If Joe Schmidt's side have a surprise package, it is centre Bundee Aki, who excelled against Wales, providing bite in defence and go-forward in attack.

Ireland would not have wanted Scotland first up, but notwithstanding their tendency to bomb at World Cups, they should top the group but go out in the quarters.

Wales could be genuine contenders. If they can beat Australia, which I believe they will, they should face France or Argentina in the quarters, two teams they would expect to beat. Once you're in the semis ...

The way they lost in Dublin, especially the second 40, was very disappointing, but they have strength in depth, lots of options, tons of experience and more proven big-game winners than any other Six Nations side. Chief among those is Alun Wyn Jones, whose captaincy has a huge impact upon the team he leads, as does the peerless Jonathan Davies's leadership in midfield.

Wales are more than the sum of their parts, which shows in both defence and attack. In defence, they are aggressive and possibly better organised than any other side in world rugby. That is thanks to defensive genius Shaun Edwards, but also to their patience.

This is an organised side who are happy to defend through 15 or 20 phases and never lose their shape.

The same is true in attack, where their reservoirs of patience seem never-ending.
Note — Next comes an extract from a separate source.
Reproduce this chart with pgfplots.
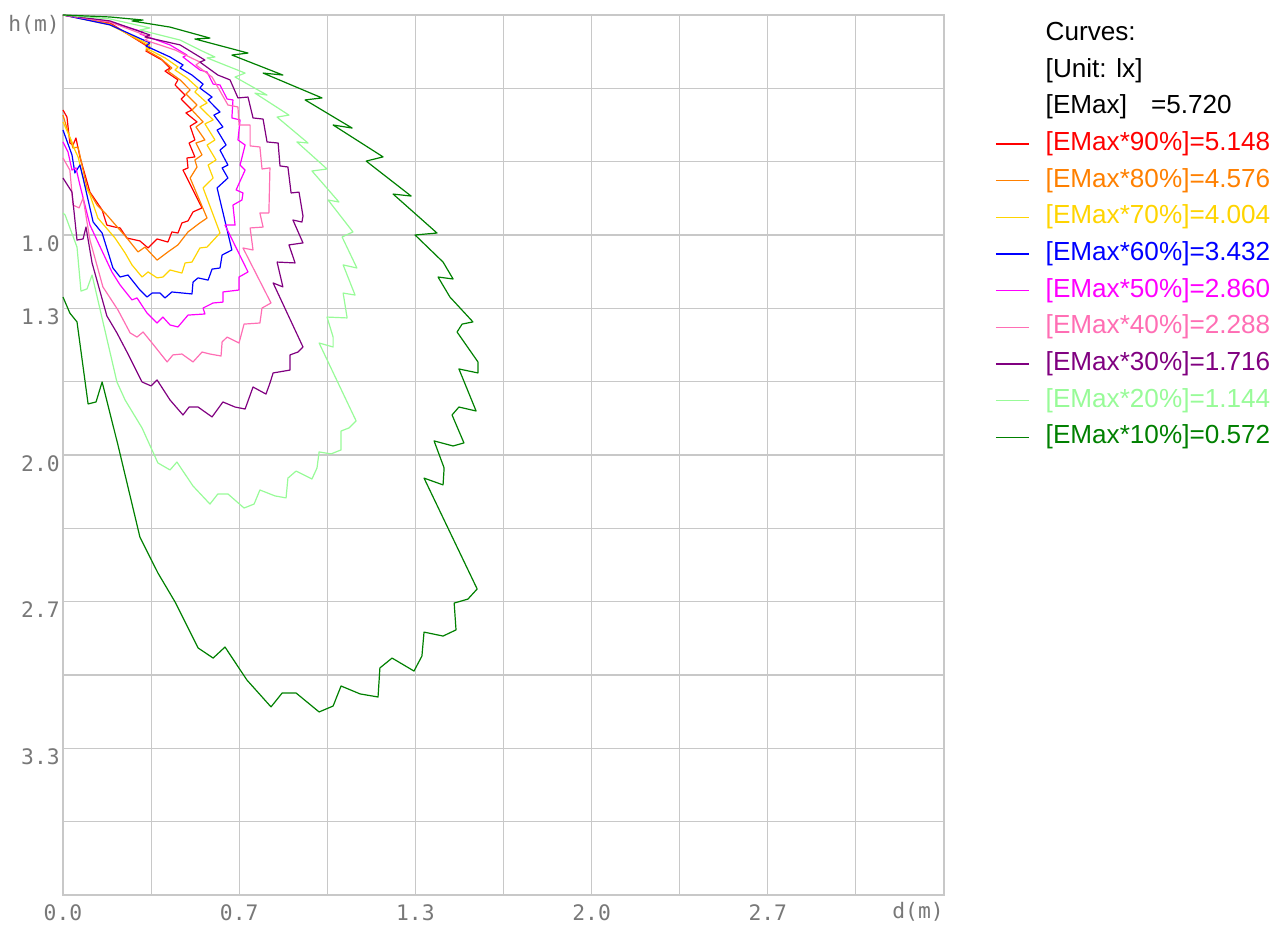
\documentclass[border=0pt]{standalone}
\usepackage{fontspec}
\setmainfont{Liberation Sans}
\newfontfamily\tickfont{DejaVu Sans Mono}
\usepackage{pgfplots}
\pgfplotsset{compat=1.18}
\definecolor{gridgray}{RGB}{200,200,200}
\definecolor{ticktxt}{RGB}{120,120,120}
\definecolor{c90}{RGB}{255,0,0}
\definecolor{c80}{RGB}{255,128,0}
\definecolor{c70}{RGB}{255,212,0}
\definecolor{c60}{RGB}{0,0,255}
\definecolor{c50}{RGB}{255,0,255}
\definecolor{c40}{RGB}{255,110,180}
\definecolor{c30}{RGB}{128,0,128}
\definecolor{c20}{RGB}{152,251,152}
\definecolor{c10}{RGB}{0,128,0}

\begin{document}
\begin{tikzpicture}
\begin{axis}[
    scale only axis,
    width=660.75pt, height=660pt,
    xmin=0, xmax=3.33333, ymin=0, ymax=4,
    y dir=reverse,
    clip=false,
    xtick={0,0.33333,0.66667,1,1.33333,1.66667,2,2.33333,2.66667,3,3.33333},
    xticklabels={0.0,,0.7,,1.3,,2.0,,2.7,,},
    ytick={0,0.33333,0.66667,1,1.33333,1.66667,2,2.33333,2.66667,3,3.33333,3.66667,4},
    yticklabels={h(m),,,1.0,1.3,,2.0,,2.7,,3.3,,},
    major tick length=0pt,
    grid=major,
    grid style={gridgray, line width=0.8pt},
    axis line style={gridgray, line width=0.8pt},
    xticklabel style={font=\tickfont\fontsize{16pt}{19pt}\selectfont, text=ticktxt, anchor=north, inner sep=0pt, yshift=-6.75pt},
    yticklabel style={font=\tickfont\fontsize{16pt}{19pt}\selectfont, text=ticktxt, anchor=north east, inner sep=0pt, xshift=-2.25pt, yshift=0pt},
    every axis plot/.append style={line width=0.9pt, line join=round},
    legend cell align=left,
    legend image code/.code={\draw[#1] (0pt,0pt) -- (25pt,0pt);},
    legend style={draw=none, fill=none, inner sep=0pt,
        at={(axis cs:3.526,0.0245)}, anchor=north west,
        font=\fontsize{19.6pt}{23pt}\selectfont,
        row sep=7.5pt, column sep=12pt,
        nodes={inner sep=0pt, text height=15pt, text depth=5pt}},
]
\addlegendimage{empty legend}
\addlegendentry{Curves:}
\addlegendimage{empty legend}
\addlegendentry{[Unit: lx]}
\addlegendimage{empty legend}
\addlegendentry{[EMax]\hspace*{18pt}=5.720}

% 90%
\addplot[c90] coordinates {
(0,0) (0.178,0.036) (0.329,0.150) (0.314,0.164) (0.375,0.205) (0.405,0.241) (0.386,0.255)
(0.435,0.295) (0.424,0.318) (0.462,0.364) (0.447,0.382) (0.488,0.432) (0.465,0.445)
(0.507,0.486) (0.481,0.505) (0.499,0.568) (0.477,0.582) (0.499,0.645) (0.469,0.650)
(0.473,0.695) (0.454,0.705) (0.526,0.877) (0.492,0.895) (0.473,0.936) (0.450,0.945)
(0.435,0.991) (0.412,0.986) (0.397,1.032) (0.356,1.018) (0.322,1.059) (0.291,1.027)
(0.242,1.014) (0.216,0.968) (0.197,0.964) (0.166,0.955) (0.148,0.886) (0.102,0.805)
(0.064,0.645) (0.049,0.559) (0.038,0.591) (0.026,0.582) (0.015,0.464) (0,0.432)};
\addlegendentry{\textcolor{c90}{[EMax*90\%]=5.148}}

% 80%
\addplot[c80] coordinates {
(0,0) (0.178,0.041) (0.329,0.145) (0.314,0.159) (0.367,0.195) (0.412,0.241) (0.397,0.255)
(0.443,0.295) (0.481,0.341) (0.465,0.359) (0.507,0.409) (0.488,0.432) (0.530,0.486)
(0.503,0.509) (0.537,0.568) (0.503,0.582) (0.526,0.636) (0.499,0.659) (0.507,0.691)
(0.481,0.741) (0.545,0.923) (0.518,0.945) (0.507,0.955) (0.473,0.986) (0.435,1.045)
(0.397,1.077) (0.356,1.114) (0.310,1.055) (0.284,1.077) (0.242,1.014) (0.189,0.941)
(0.166,0.909) (0.129,0.864) (0.091,0.786) (0.057,0.600) (0.038,0.605) (0.026,0.559) (0,0.455)};
\addlegendentry{\textcolor{c80}{[EMax*80\%]=4.576}}

% 70%
\addplot[c70] coordinates {
(0,0) (0.178,0.045) (0.329,0.136) (0.314,0.150) (0.386,0.195) (0.435,0.236) (0.424,0.250)
(0.469,0.286) (0.511,0.332) (0.499,0.350) (0.545,0.400) (0.518,0.418) (0.568,0.477)
(0.537,0.495) (0.575,0.568) (0.545,0.591) (0.579,0.659) (0.549,0.682) (0.568,0.741)
(0.530,0.786) (0.594,0.991) (0.545,1.055) (0.518,1.059) (0.488,1.123) (0.462,1.127)
(0.450,1.173) (0.405,1.159) (0.378,1.191) (0.356,1.195) (0.322,1.168) (0.299,1.191)
(0.261,1.136) (0.235,1.082) (0.197,1.014) (0.132,0.923) (0.102,0.818) (0.083,0.773)
(0.057,0.645) (0.045,0.614) (0.034,0.577) (0,0.486)};
\addlegendentry{\textcolor{c70}{[EMax*70\%]=4.004}}

% 60%
\addplot[c60] coordinates {
(0,0) (0.178,0.045) (0.329,0.127) (0.314,0.141) (0.405,0.191) (0.454,0.227) (0.443,0.241)
(0.488,0.273) (0.530,0.314) (0.518,0.332) (0.564,0.373) (0.549,0.386) (0.594,0.441)
(0.571,0.455) (0.605,0.509) (0.583,0.523) (0.617,0.591) (0.594,0.614) (0.624,0.682)
(0.602,0.695) (0.624,0.741) (0.583,0.786) (0.639,1.068) (0.602,1.091) (0.594,1.150)
(0.564,1.155) (0.549,1.205) (0.511,1.195) (0.492,1.214) (0.488,1.268) (0.412,1.259)
(0.386,1.286) (0.367,1.264) (0.337,1.264) (0.318,1.282) (0.291,1.250) (0.246,1.182)
(0.216,1.191) (0.189,1.150) (0.148,0.991) (0.114,0.941) (0.076,0.741) (0.064,0.682)
(0.045,0.718) (0.034,0.636) (0,0.523)};
\addlegendentry{\textcolor{c60}{[EMax*60\%]=3.432}}

% 50%
\addplot[c50] coordinates {
(0,0) (0.178,0.032) (0.303,0.077) (0.291,0.086) (0.405,0.136) (0.469,0.182) (0.454,0.191)
(0.518,0.250) (0.545,0.259) (0.568,0.314) (0.594,0.318) (0.621,0.382) (0.643,0.386)
(0.639,0.468) (0.670,0.477) (0.662,0.568) (0.689,0.591) (0.670,0.682) (0.689,0.705)
(0.655,0.795) (0.681,0.809) (0.677,0.841) (0.643,0.864) (0.651,0.955) (0.613,0.955)
(0.700,1.168) (0.666,1.191) (0.666,1.250) (0.605,1.259) (0.605,1.305) (0.568,1.309)
(0.530,1.332) (0.537,1.359) (0.473,1.364) (0.435,1.418) (0.405,1.409) (0.378,1.373)
(0.356,1.400) (0.318,1.355) (0.280,1.286) (0.261,1.295) (0.216,1.227) (0.185,1.168)
(0.102,0.955) (0.064,0.773) (0.049,0.695) (0.034,0.705) (0.019,0.623) (0,0.577)};
\addlegendentry{\textcolor{c50}{[EMax*50\%]=2.860}}

% 40%
\addplot[c40] coordinates {
(0,0) (0.178,0.032) (0.329,0.100) (0.310,0.114) (0.424,0.159) (0.518,0.214) (0.503,0.227)
(0.564,0.282) (0.624,0.409) (0.662,0.418) (0.666,0.500) (0.708,0.500) (0.708,0.595)
(0.745,0.600) (0.753,0.700) (0.783,0.695) (0.779,0.900) (0.745,0.900) (0.757,0.964)
(0.708,0.968) (0.719,1.068) (0.681,1.059) (0.787,1.309) (0.753,1.332) (0.745,1.400)
(0.685,1.405) (0.666,1.491) (0.621,1.464) (0.602,1.486) (0.598,1.550) (0.556,1.541)
(0.526,1.532) (0.492,1.577) (0.450,1.541) (0.416,1.545) (0.394,1.577) (0.337,1.491)
(0.303,1.441) (0.280,1.464) (0.254,1.445) (0.208,1.341) (0.151,1.236) (0.102,1.023)
(0.076,0.832) (0.061,0.877) (0.038,0.864) (0.026,0.705) (0,0.650)};
\addlegendentry{\textcolor{c40}{[EMax*40\%]=2.288}}

% 30%
\addplot[c30] coordinates {
(0,0) (0.178,0.027) (0.329,0.091) (0.310,0.100) (0.443,0.136) (0.537,0.205) (0.518,0.214)
(0.586,0.273) (0.632,0.295) (0.662,0.377) (0.700,0.373) (0.719,0.468) (0.757,0.473)
(0.772,0.577) (0.814,0.582) (0.821,0.686) (0.851,0.691) (0.863,0.809) (0.893,0.805)
(0.908,0.914) (0.904,0.941) (0.870,0.932) (0.908,1.036) (0.855,1.045) (0.878,1.127)
(0.810,1.123) (0.832,1.236) (0.795,1.218) (0.908,1.509) (0.889,1.532) (0.859,1.545)
(0.859,1.614) (0.795,1.627) (0.783,1.673) (0.768,1.723) (0.719,1.691) (0.689,1.791)
(0.651,1.782) (0.605,1.759) (0.564,1.827) (0.511,1.782) (0.477,1.782) (0.454,1.818)
(0.405,1.750) (0.356,1.659) (0.333,1.686) (0.299,1.668) (0.246,1.541) (0.204,1.445)
(0.166,1.368) (0.110,1.127) (0.087,0.964) (0.076,1.018) (0.053,1.023) (0.034,0.805) (0,0.741)};
\addlegendentry{\textcolor{c30}{[EMax*30\%]=1.716}}

% 20%
\addplot[c20] coordinates {
(0,0) (0.178,0.018) (0.329,0.059) (0.291,0.068) (0.443,0.114) (0.518,0.159) (0.575,0.191)
(0.545,0.195) (0.689,0.264) (0.651,0.282) (0.772,0.364) (0.726,0.355) (0.855,0.455)
(0.810,0.464) (0.927,0.582) (0.885,0.577) (0.999,0.700) (0.942,0.709) (1.044,0.850)
(1.003,0.841) (1.097,0.986) (1.056,1.009) (1.112,1.150) (1.060,1.136) (1.105,1.273)
(1.060,1.264) (1.075,1.377) (0.999,1.373) (1.022,1.464) (1.022,1.509) (0.969,1.491)
(1.109,1.845) (1.082,1.877) (1.052,1.891) (1.052,1.977) (1.014,1.995) (0.969,1.986)
(0.961,2.059) (0.942,2.109) (0.882,2.073) (0.851,2.105) (0.844,2.195) (0.802,2.186)
(0.745,2.159) (0.723,2.223) (0.685,2.241) (0.624,2.177) (0.586,2.177) (0.556,2.223)
(0.492,2.141) (0.431,2.032) (0.405,2.068) (0.359,2.036) (0.299,1.877) (0.235,1.750)
(0.204,1.668) (0.110,1.182) (0.091,1.245) (0.068,1.255) (0.053,1.055) (0.008,0.909) (0,0.900)};
\addlegendentry{\textcolor{c20}{[EMax*20\%]=1.144}}

% 10%
\addplot[c10] coordinates {
(0,0) (0.178,0.009) (0.303,0.023) (0.261,0.027) (0.405,0.055) (0.556,0.105) (0.499,0.109)
(0.700,0.173) (0.639,0.182) (0.832,0.273) (0.757,0.264) (0.980,0.377) (0.916,0.386)
(1.094,0.514) (1.022,0.500) (1.211,0.645) (1.147,0.664) (1.317,0.823) (1.249,0.814)
(1.415,0.991) (1.332,1.000) (1.438,1.123) (1.476,1.200) (1.419,1.191) (1.464,1.282)
(1.551,1.395) (1.510,1.405) (1.491,1.441) (1.570,1.577) (1.570,1.627) (1.498,1.609)
(1.563,1.800) (1.498,1.782) (1.472,1.818) (1.517,1.945) (1.476,1.959) (1.404,1.936)
(1.442,2.059) (1.438,2.136) (1.366,2.105) (1.567,2.609) (1.532,2.655) (1.480,2.673)
(1.487,2.795) (1.438,2.823) (1.366,2.805) (1.358,2.914) (1.328,2.982) (1.245,2.923)
(1.199,2.968) (1.192,3.100) (1.124,3.086) (1.052,3.050) (1.022,3.141) (0.969,3.168)
(0.882,3.082) (0.829,3.082) (0.787,3.145) (0.696,3.023) (0.613,2.873) (0.568,2.923)
(0.511,2.877) (0.424,2.668) (0.359,2.536) (0.291,2.373) (0.208,1.955) (0.148,1.668)
(0.125,1.759) (0.095,1.768) (0.053,1.395) (0.026,1.355) (0,1.282)};
\addlegendentry{\textcolor{c10}{[EMax*10\%]=0.572}}

\node[font=\tickfont\fontsize{16pt}{19pt}\selectfont, text=ticktxt, anchor=north east, inner sep=0pt, yshift=-5.5pt] at (axis cs:3.33333,4) {d(m)};
% page frame, 1278 x 926 px
\path (axis cs:-0.23837,-0.068182) rectangle (axis cs:4.59705,4.14091);
\end{axis}
\end{tikzpicture}
\end{document}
The Welsh players' profound confidence in their systems explains why they won the Six Nations.

If they have a weakness, it's that - the Paris comeback notwithstanding - they are not set up to chase games.

Their style is all about exerting pressure by dominating territory and/or possession, so despite the presence of brilliant attack-minded players like Liam Williams, if they go 15 or 20 points behind then they struggle.

Scotland face an uphill struggle against Ireland, should overwhelm Samoa (although they only beat them by three points in 2015) and will hope they can repeat their hard-fought 2-0 series win in Japan from 2016 when they play their last pool game. I see Scotland losing in the quarter-final.